Ken, It would be interesting to see that posturing. It makes me wonder what different behaviour I might observe if I took the bison safari later in the summer.
Thanks, Donna. I read this with great interest because it said everything I had previously wondered about bisons. Again, you had all the detailed answers! Probably, visiting in September is better so they are ready with their winter coat?
Carol, I’m glad I was able to provide answers to some of your questions. I’m not sure when the bison get their winter coat, but I think that by the end of July all the shedding would be over. The bison might act a bit differently based on the time of year (and temperature). Later summer is mating season and there may be different behaviours because of that.
I would have never thought of a safari in Winnipeg, Canada. Since we will be traveling in Canada next summer, it is something to consider in our itinerary.
I never realized that Bison are herbivores. The video has me feel like I am there. Seeing the Bison stampede must have been quite a sight.
Wendy, you might want to consider Fort Whyte’s A Prairie Legacy: The Bison and Its People tour. It is a 3 hour tour that includes the safari followed by a chance to power a voyageur canoe, explore a tipi and a pioneer sod house, and end with wild bush tea and bannock over a campfire. That tour is a Canadian Tourism Signature Experience, an experience Canada Tourism has designated a once-in-a-lifetime travel experience. I’m not comfortable on the water and so opted to just do the safari.
Hi Donna. Thx for the great post. I learned a lot about the bison from it. I’ve not been to Fort Whyte since the days when they called it Fort Whyte Centre. A very long time ago. I’ll make an effort to get back there soon.
Doreen, I went to Fort Whyte Centre a fair bit when my daughter and step-daughter were little, but then didn’t go for a lot of years. I found quite a few changes (expansions) among the familiar when I returned a few years ago. I think you’d enjoy visiting again now.
Fun! I was expecting these bison were further west. Now I know I can visit them in Manitoba.

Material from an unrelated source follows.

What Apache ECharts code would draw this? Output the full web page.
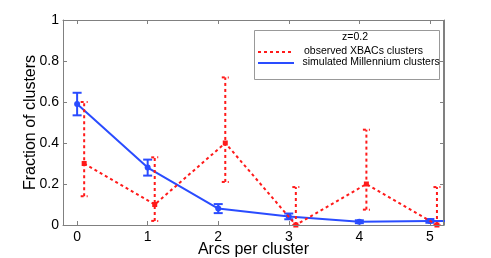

Kristin, it was an interesting tour
Thanks for this post Donna! Intersting to learn that the herd is led by a lead female who determines when and where they move. You are lucky to have discovered them on home ground.
Bola, I didn’t know much about herd dynamics before taking this tour and also found the bit about being led by a female interesting.
I’ve been fortunate to see bison a few times, such as at Yellowstone Nat’l Park — always amazing to see them grazing in the fields. But you really got up close! What a great experience. Interesting information about them, too.
Cathy, I certainly found the information interesting. There was a lot I didn’t know about bison. I’ve seen photos of the bison in Yellowstone. It would amazing to see them grazing in real life.